AI is powerful, but it comes with risks. It can “hallucinate”, for example, producing content that is convincing but false. It can be biased, reflecting prejudices in its training data. There are also intellectual property concerns: AI tools might incorporate your inputs into its underlying model; equally, if you use its output verbatim, it could expose you to a copyright claim.

That’s why it’s essential to establish clear rules for how your organisation will use AI. “We have some basic guidelines,” says Snover. “Never, ever, put customer or confidential data into an AI unless you’re certain it’s a private environment. When you are using AI, you must check the answer. And you can never copy and paste the output – it should be a baseline starting point for your own work.”

To some extent, the rules you set are about your risk appetite. “We decided that our ability to augment ourselves for productivity is more important, in some ways, to our competitive advantage than IP concerns,” says Lipka. “So we obviously do our best for IP protection, but as some of these issues are genuine unknowns, we don’t let that make these tools off-limits.”

4. Go beyond traditional metrics

When assessing how much value AI is delivering, standard metrics can be helpful. If your team is more productive, or customer retention increases, that’s obviously useful data. But the technology and its adoption is so nascent that it can be hard to track return-on-investment directly. For one, there might be a multitude of tools being used by different people in different ways, so it’s challenging to pinpoint which is helping best. For another, generative AI is not just about improving productivity, but also the less tangible aspects of work such as quality of ideas. Moreover, people are still figuring out how best to use them.

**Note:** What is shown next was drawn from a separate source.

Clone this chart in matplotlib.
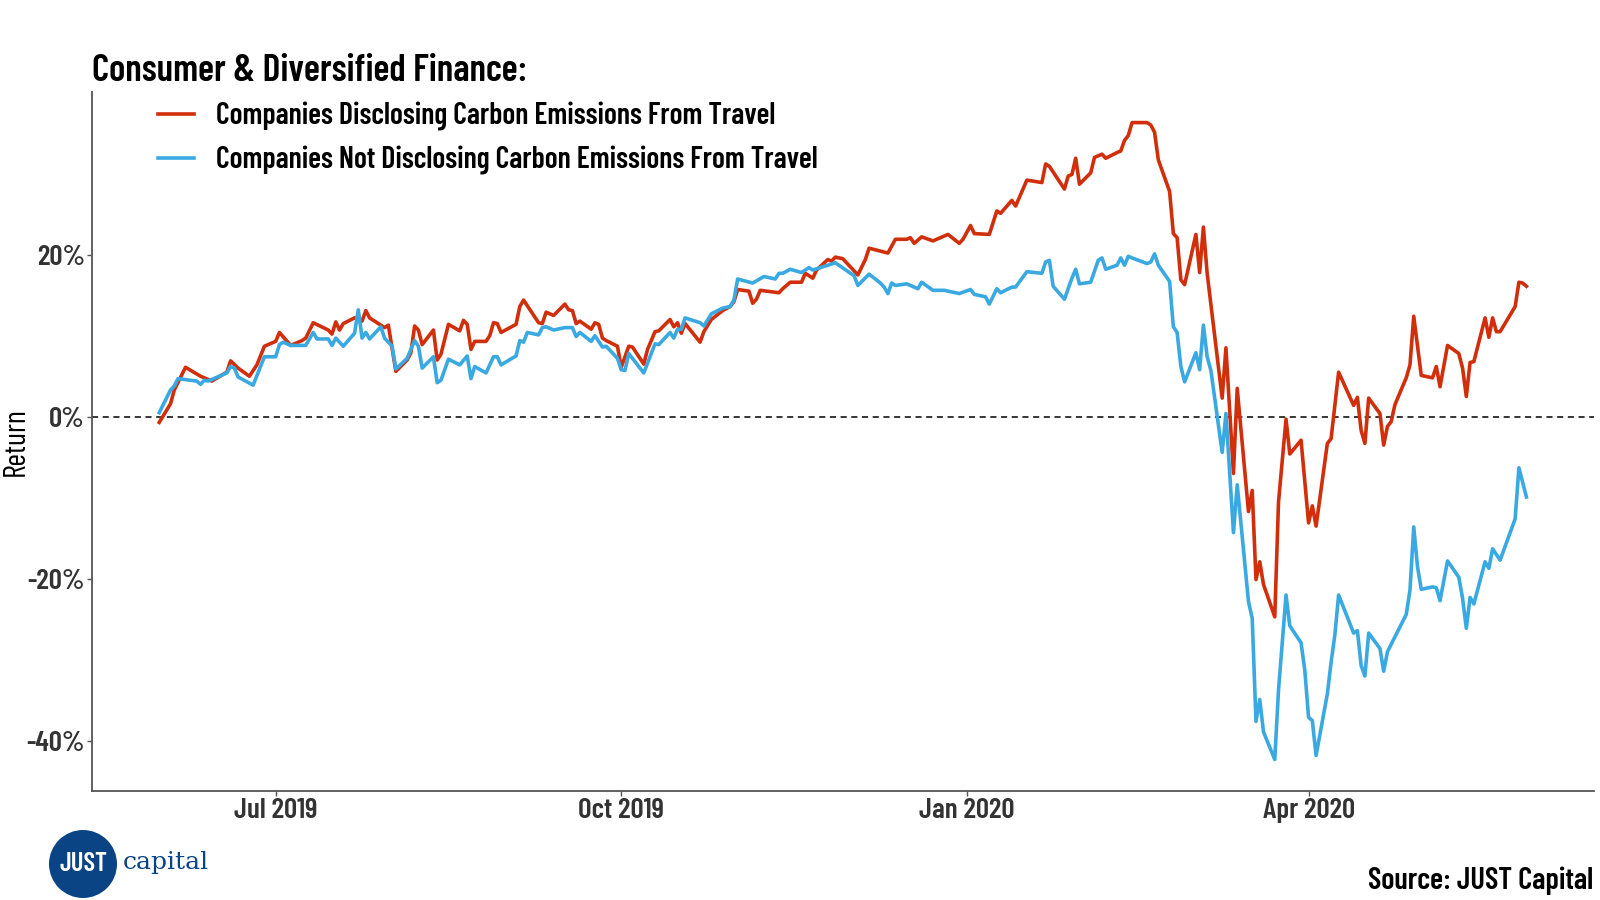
import pandas as pd
import matplotlib
matplotlib.use('Agg')
import matplotlib.pyplot as plt
import matplotlib.dates as mdates
from matplotlib.patches import Circle
from matplotlib.ticker import FuncFormatter

plt.rcParams['font.family'] = ['Barlow Condensed', 'DejaVu Sans']
plt.rcParams['font.stretch'] = 'condensed'
plt.rcParams['font.weight'] = 600

# 数据：按月读取的拐点（日期, 收益率 %）
red_dates = [
    '2019-05-31', '2019-06-03', '2019-06-04', '2019-06-07', '2019-06-11', '2019-06-12', '2019-06-14',
    '2019-06-18', '2019-06-19', '2019-06-21', '2019-06-24', '2019-06-26', '2019-06-28',
    '2019-07-01', '2019-07-02', '2019-07-05', '2019-07-08', '2019-07-09', '2019-07-11', '2019-07-15',
    '2019-07-16', '2019-07-17', '2019-07-18', '2019-07-19', '2019-07-22', '2019-07-24', '2019-07-25',
    '2019-07-26', '2019-07-30', '2019-07-31',
    '2019-08-02', '2019-08-05', '2019-08-06', '2019-08-07', '2019-08-08', '2019-08-09', '2019-08-12',
    '2019-08-13', '2019-08-14', '2019-08-16', '2019-08-19', '2019-08-20', '2019-08-21', '2019-08-22',
    '2019-08-23', '2019-08-26', '2019-08-27', '2019-08-28', '2019-08-29', '2019-08-30',
    '2019-09-03', '2019-09-04', '2019-09-05', '2019-09-06', '2019-09-09', '2019-09-10', '2019-09-11',
    '2019-09-13', '2019-09-16', '2019-09-17', '2019-09-18', '2019-09-19', '2019-09-20', '2019-09-23',
    '2019-09-24', '2019-09-25', '2019-09-26', '2019-09-27', '2019-09-30',
    '2019-10-01', '2019-10-03', '2019-10-04', '2019-10-07', '2019-10-08', '2019-10-10', '2019-10-11',
    '2019-10-14', '2019-10-15', '2019-10-16', '2019-10-17', '2019-10-18', '2019-10-22', '2019-10-23',
    '2019-10-25', '2019-10-28', '2019-10-30', '2019-10-31',
    '2019-11-01', '2019-11-04', '2019-11-05', '2019-11-06', '2019-11-07', '2019-11-12', '2019-11-13',
    '2019-11-15', '2019-11-18', '2019-11-19', '2019-11-21', '2019-11-22', '2019-11-25', '2019-11-26',
    '2019-11-27', '2019-11-29',
    '2019-12-03', '2019-12-05', '2019-12-06', '2019-12-11', '2019-12-13', '2019-12-16', '2019-12-17',
    '2019-12-18', '2019-12-20', '2019-12-23', '2019-12-27', '2019-12-30', '2019-12-31',
    '2020-01-02', '2020-01-03', '2020-01-07', '2020-01-09', '2020-01-10', '2020-01-13', '2020-01-14',
    '2020-01-17', '2020-01-21', '2020-01-22', '2020-01-23', '2020-01-27', '2020-01-28', '2020-01-29',
    '2020-01-30', '2020-01-31',
    '2020-02-03', '2020-02-04', '2020-02-06', '2020-02-07', '2020-02-10', '2020-02-11', '2020-02-12',
    '2020-02-13', '2020-02-14', '2020-02-18', '2020-02-19', '2020-02-20', '2020-02-21', '2020-02-24',
    '2020-02-25', '2020-02-26', '2020-02-27', '2020-02-28',
    '2020-03-02', '2020-03-03', '2020-03-04', '2020-03-05', '2020-03-09', '2020-03-10', '2020-03-12',
    '2020-03-13', '2020-03-16', '2020-03-17', '2020-03-18', '2020-03-19', '2020-03-20', '2020-03-23',
    '2020-03-24', '2020-03-26', '2020-03-27', '2020-03-30',
    '2020-04-01', '2020-04-02', '2020-04-03', '2020-04-06', '2020-04-07', '2020-04-09', '2020-04-13',
    '2020-04-14', '2020-04-15', '2020-04-16', '2020-04-17', '2020-04-20', '2020-04-21', '2020-04-22',
    '2020-04-23', '2020-04-24', '2020-04-27', '2020-04-28', '2020-04-29',
    '2020-05-01', '2020-05-04', '2020-05-05', '2020-05-06', '2020-05-08', '2020-05-11', '2020-05-12',
    '2020-05-13', '2020-05-14', '2020-05-15', '2020-05-18', '2020-05-19', '2020-05-20', '2020-05-21',
    '2020-05-22', '2020-05-26', '2020-05-27', '2020-05-28', '2020-05-29',
]
red_values = [
    -0.7, 1.6, 3.3, 6.1, 5.0, 4.8, 4.4, 5.5, 6.9, 6.0, 5.0, 6.4, 8.7,
    9.3, 10.4, 8.8, 9.4, 9.7, 11.6, 10.7, 10.2, 11.7, 10.7, 11.5, 12.2, 11.8, 13.1, 12.2, 11.0, 11.3,
    5.6, 7.0, 7.9, 11.2, 10.7, 8.9, 10.7, 7.0, 7.7, 11.4, 10.6, 11.9, 11.4, 8.3, 9.3, 9.3, 10.0, 11.6,
    11.5, 10.4,
    11.4, 13.6, 14.4, 13.7, 11.6, 11.5, 12.9, 12.5, 13.9, 13.2, 13.1, 11.5, 11.8, 10.8, 11.6, 11.4,
    9.7, 9.4, 8.7,
    6.1, 8.7, 8.6, 6.5, 8.3, 10.5, 10.6, 12.0, 11.1, 11.6, 10.3, 11.5, 9.2, 10.5, 12.0, 13.1, 13.6, 14.2,
    15.7, 15.5, 14.0, 14.5, 15.6, 15.3, 15.8, 16.6, 16.6, 17.7, 17.1, 18.1, 19.4, 19.2, 19.7, 19.5,
    17.5, 19.4, 20.8, 20.2, 21.9, 21.9, 22.1, 21.4, 22.2, 21.7, 22.5, 21.4, 21.9,
    23.6, 22.6, 22.5, 25.4, 25.1, 26.7, 26.0, 29.2, 28.9, 31.2, 30.9, 28.1, 29.7, 29.9, 31.9, 28.7,
    30.1, 32.0, 32.4, 31.9, 32.6, 32.8, 34.1, 34.7, 36.3, 36.3, 36.0, 35.1, 31.7, 27.8, 22.6, 22.1,
    16.9, 16.3,
    22.5, 17.8, 23.4, 17.7, 2.3, 8.5, -7.0, 3.5, -11.7, -9.1, -20.1, -17.9, -20.7, -24.7, -10.5, -0.3,
    -4.6, -2.9,
    -13.1, -11.0, -13.5, -3.3, -2.7, 5.5, 1.4, 2.4, -1.7, -3.3, 2.3, 0.4, -3.5, -1.2, -0.6, 1.5, 4.8,
    6.4, 12.4,
    5.1, 4.8, 6.2, 3.7, 8.8, 7.8, 6.0, 2.5, 6.7, 6.8, 12.2, 9.8, 12.2, 10.5, 10.5, 13.6, 16.6, 16.5, 16.1,
]

blue_dates = [
    '2019-05-31', '2019-06-03', '2019-06-04', '2019-06-05', '2019-06-10', '2019-06-11', '2019-06-12',
    '2019-06-13', '2019-06-18', '2019-06-19', '2019-06-20', '2019-06-21', '2019-06-25', '2019-06-28',
    '2019-07-01', '2019-07-02', '2019-07-03', '2019-07-05', '2019-07-09', '2019-07-11', '2019-07-12',
    '2019-07-15', '2019-07-16', '2019-07-17', '2019-07-19', '2019-07-22', '2019-07-23', '2019-07-24',
    '2019-07-25', '2019-07-26', '2019-07-29', '2019-07-30',
    '2019-08-01', '2019-08-02', '2019-08-05', '2019-08-07', '2019-08-08', '2019-08-09', '2019-08-12',
    '2019-08-13', '2019-08-14', '2019-08-16', '2019-08-19', '2019-08-21', '2019-08-22', '2019-08-23',
    '2019-08-26', '2019-08-28', '2019-08-29', '2019-08-30',
    '2019-09-03', '2019-09-04', '2019-09-05', '2019-09-06', '2019-09-09', '2019-09-10', '2019-09-11',
    '2019-09-13', '2019-09-16', '2019-09-18', '2019-09-19', '2019-09-20', '2019-09-23', '2019-09-24',
    '2019-09-26', '2019-09-27', '2019-09-30',
    '2019-10-01', '2019-10-02', '2019-10-03', '2019-10-07', '2019-10-10', '2019-10-11', '2019-10-14',
    '2019-10-15', '2019-10-16', '2019-10-17', '2019-10-18', '2019-10-22', '2019-10-23', '2019-10-25',
    '2019-10-28', '2019-10-30', '2019-10-31',
    '2019-11-01', '2019-11-05', '2019-11-08', '2019-11-11', '2019-11-12', '2019-11-13', '2019-11-15',
    '2019-11-18', '2019-11-20', '2019-11-21', '2019-11-27',
    '2019-12-02', '2019-12-03', '2019-12-06', '2019-12-09', '2019-12-10', '2019-12-11', '2019-12-12',
    '2019-12-13', '2019-12-16', '2019-12-19', '2019-12-20', '2019-12-23', '2019-12-26', '2019-12-30',
    '2020-01-02', '2020-01-03', '2020-01-06', '2020-01-07', '2020-01-09', '2020-01-10', '2020-01-13',
    '2020-01-14', '2020-01-17', '2020-01-21', '2020-01-22', '2020-01-23', '2020-01-24', '2020-01-27',
    '2020-01-29', '2020-01-30', '2020-01-31',
    '2020-02-03', '2020-02-05', '2020-02-06', '2020-02-07', '2020-02-10', '2020-02-11', '2020-02-12',
    '2020-02-13', '2020-02-14', '2020-02-18', '2020-02-19', '2020-02-20', '2020-02-21', '2020-02-24',
    '2020-02-25', '2020-02-26', '2020-02-27', '2020-02-28',
    '2020-03-02', '2020-03-03', '2020-03-04', '2020-03-05', '2020-03-06', '2020-03-09', '2020-03-10',
    '2020-03-12', '2020-03-13', '2020-03-16', '2020-03-17', '2020-03-18', '2020-03-19', '2020-03-20',
    '2020-03-23', '2020-03-24', '2020-03-26', '2020-03-27', '2020-03-30', '2020-03-31',
    '2020-04-01', '2020-04-02', '2020-04-03', '2020-04-06', '2020-04-07', '2020-04-08', '2020-04-09',
    '2020-04-13', '2020-04-14', '2020-04-15', '2020-04-16', '2020-04-17', '2020-04-20', '2020-04-21',
    '2020-04-22', '2020-04-27', '2020-04-28', '2020-04-29', '2020-04-30',
    '2020-05-01', '2020-05-04', '2020-05-05', '2020-05-06', '2020-05-08', '2020-05-11', '2020-05-12',
    '2020-05-13', '2020-05-14', '2020-05-15', '2020-05-18', '2020-05-19', '2020-05-20', '2020-05-22',
    '2020-05-26', '2020-05-27', '2020-05-29',
]
blue_values = [
    0.5, 3.3, 3.8, 4.7, 4.4, 4.0, 4.5, 4.4, 5.4, 6.2, 6.0, 4.9, 3.9, 7.4,
    7.4, 8.9, 9.2, 8.8, 8.8, 10.4, 9.6, 9.6, 8.8, 9.7, 8.7, 10.3, 13.2, 9.7, 10.4, 9.6, 11.1, 9.7,
    8.7, 5.9, 7.2, 9.4, 8.7, 6.0, 7.4, 4.2, 4.5, 7.1, 6.4, 7.5, 4.7, 6.2, 5.4, 7.4, 7.4, 6.4,
    7.5, 9.4, 9.2, 10.4, 10.1, 11.0, 11.1, 10.7, 11.0, 11.0, 9.9, 10.4, 9.3, 10.0, 8.6, 8.7, 7.2,
    5.8, 5.7, 7.8, 5.4, 9.0, 8.9, 10.4, 9.7, 10.8, 10.8, 12.2, 11.6, 11.2, 12.7, 13.4, 13.6, 14.4,
    17.0, 16.5, 17.3, 17.0, 17.7, 17.7, 18.2, 17.8, 18.4, 18.1, 19.0,
    17.4, 16.2, 17.6, 16.5, 16.0, 15.2, 16.5, 16.2, 16.4, 15.8, 16.6, 15.6, 15.6, 15.2,
    15.7, 15.1, 14.8, 13.9, 15.8, 15.3, 16.0, 16.0, 17.9, 17.7, 19.1, 19.3, 16.1, 14.5, 17.1, 18.2, 16.4,
    16.6, 19.3, 19.6, 18.2, 18.7, 19.6, 18.7, 19.8, 19.6, 18.9, 19.1, 20.1, 18.7, 16.7, 11.1, 10.4,
    6.2, 4.3,
    7.9, 5.8, 11.3, 7.4, 5.7, -4.4, 0.4, -14.3, -8.4, -22.8, -24.9, -37.6, -34.9, -38.9, -42.3, -33.7,
    -22.0, -25.8, -27.9, -31.3,
    -37.1, -37.5, -41.8, -34.2, -30.3, -26.9, -22.0, -26.7, -26.4, -30.7, -32.0, -26.7, -28.6, -31.4,
    -29.0, -24.4, -21.4, -13.6, -18.5,
    -21.3, -21.0, -21.1, -22.7, -17.8, -19.8, -22.4, -26.1, -22.3, -23.1, -17.9, -18.7, -16.3, -17.7,
    -12.6, -6.3, -9.9,
]

red_label = 'Companies Disclosing Carbon Emissions From Travel'
blue_label = 'Companies Not Disclosing Carbon Emissions From Travel'
tick_dates = ['2019-07-01', '2019-10-01', '2020-01-01', '2020-04-01']
tick_labels = ['Jul 2019', 'Oct 2019', 'Jan 2020', 'Apr 2020']
y_ticks = [-40, -20, 0, 20]

RED = '#d12f0c'
BLUE = '#3aa9e1'
NAVY = '#0b4485'

red = pd.Series(red_values, index=pd.to_datetime(red_dates))
blue = pd.Series(blue_values, index=pd.to_datetime(blue_dates))

fig = plt.figure(figsize=(16, 9), dpi=100)
ax = fig.add_axes([0.0575, 0.121, 0.939, 0.777])

ax.plot(red.index, red.values, color=RED, lw=2.6, label=red_label)
ax.plot(blue.index, blue.values, color=BLUE, lw=2.6, label=blue_label)
ax.axhline(0, color='black', lw=1.1, ls=(0, (4, 3)), zorder=0)

x0 = mdates.date2num(pd.Timestamp('2019-07-01'))
ax.set_xlim(x0 - 48.9, x0 + 351.1)
ax.set_ylim(-46.2, 40.1)

ax.set_xticks(pd.to_datetime(tick_dates))
ax.set_xticklabels(tick_labels)
ax.set_yticks(y_ticks)
ax.yaxis.set_major_formatter(FuncFormatter(lambda v, p: f'{v:.0f}%'))

for s in ['top', 'right']:
    ax.spines[s].set_visible(False)
for s in ['left', 'bottom']:
    ax.spines[s].set_color('#555555')
    ax.spines[s].set_linewidth(1.3)
ax.tick_params(axis='both', length=3.5, width=1, color='#555555', labelsize=21,
               labelcolor='#333333')
ax.tick_params(axis='y', pad=1.5)
ax.tick_params(axis='x', pad=1.5)

ax.set_ylabel('Return', fontsize=22, color='black')
ax.yaxis.set_label_coords(-0.0413, 0.5)

leg = ax.legend(loc='upper left', bbox_to_anchor=(0.0988, 0.887), bbox_transform=fig.transFigure,
                frameon=False, fontsize=21.5, handlelength=1.2, handletextpad=0.75,
                labelspacing=0.5, borderpad=0, borderaxespad=0)
for line in leg.get_lines():
    line.set_linewidth(2.6)

fig.text(0.0575, 0.921, 'Consumer & Diversified Finance:', fontsize=27, va='center', ha='left',
         color='black')
fig.text(0.996, 0.021, 'Source: JUST Capital', fontsize=22, va='center', ha='right', color='black')

# JUST capital 标志
fig.patches.append(Circle((0.83, 0.36), 0.34, transform=fig.dpi_scale_trans, facecolor=NAVY,
                          edgecolor='none'))
fig.text(0.83 / 16, 0.36 / 9, 'JUST', fontsize=19, color='white', ha='center', va='center')
fig.text(123 / 1600, 1 - 862 / 900, 'capital', fontsize=18, color=NAVY, ha='left', va='center',
         family='DejaVu Serif', weight='normal', stretch='normal')

plt.savefig('out.png')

“The jury's out for how we measure this the right way,” says Lipka. “I think ultimately, for now, the most important metric for augmentation would be actual utilisation of the tools – how many tools are they using and how often?”

For Vahdat, gut feeling can also play a role. “If an app delights you, that usually means it’s a great thing,” he says. And if it's like, ‘Wait, what is this?’ then it usually means it's a bad thing. It’s like your phone – you spend hundreds of pounds on it, not because of some ROI calculation, but because you just know that it really improves your life.”

5. Reassure your teams

Staff will naturally be worried about unemployment, so communicate how the company envisages AI impacting their teams, and address concerns openly and honestly. “I've had to stand up in front of groups of people, and they say, ‘Will AI take my job away?’ That’s not them trolling me, they’re genuinely asking that. So you have to have good answers and a clear understanding of what that really means for them. I've always said: don't look at it as a replacement. Always see this as augmentation. And if the organisation can be more productive as a result of using it, we can actually do more things and that will create more work.”

In fact, notes Vahdat, AI can help people adapt as the workforce recalibrates. “AI is a very powerful tool to help people reinvent themselves,” he says. “To give you one example, we didn’t used to be open to hiring customer support people from anywhere in the world because of language barriers. But now with translation AI tools, someone who has basic but limited English language knowledge can probably communicate through email chat as well as anybody. And these tools are only going to get better and better in years to come.”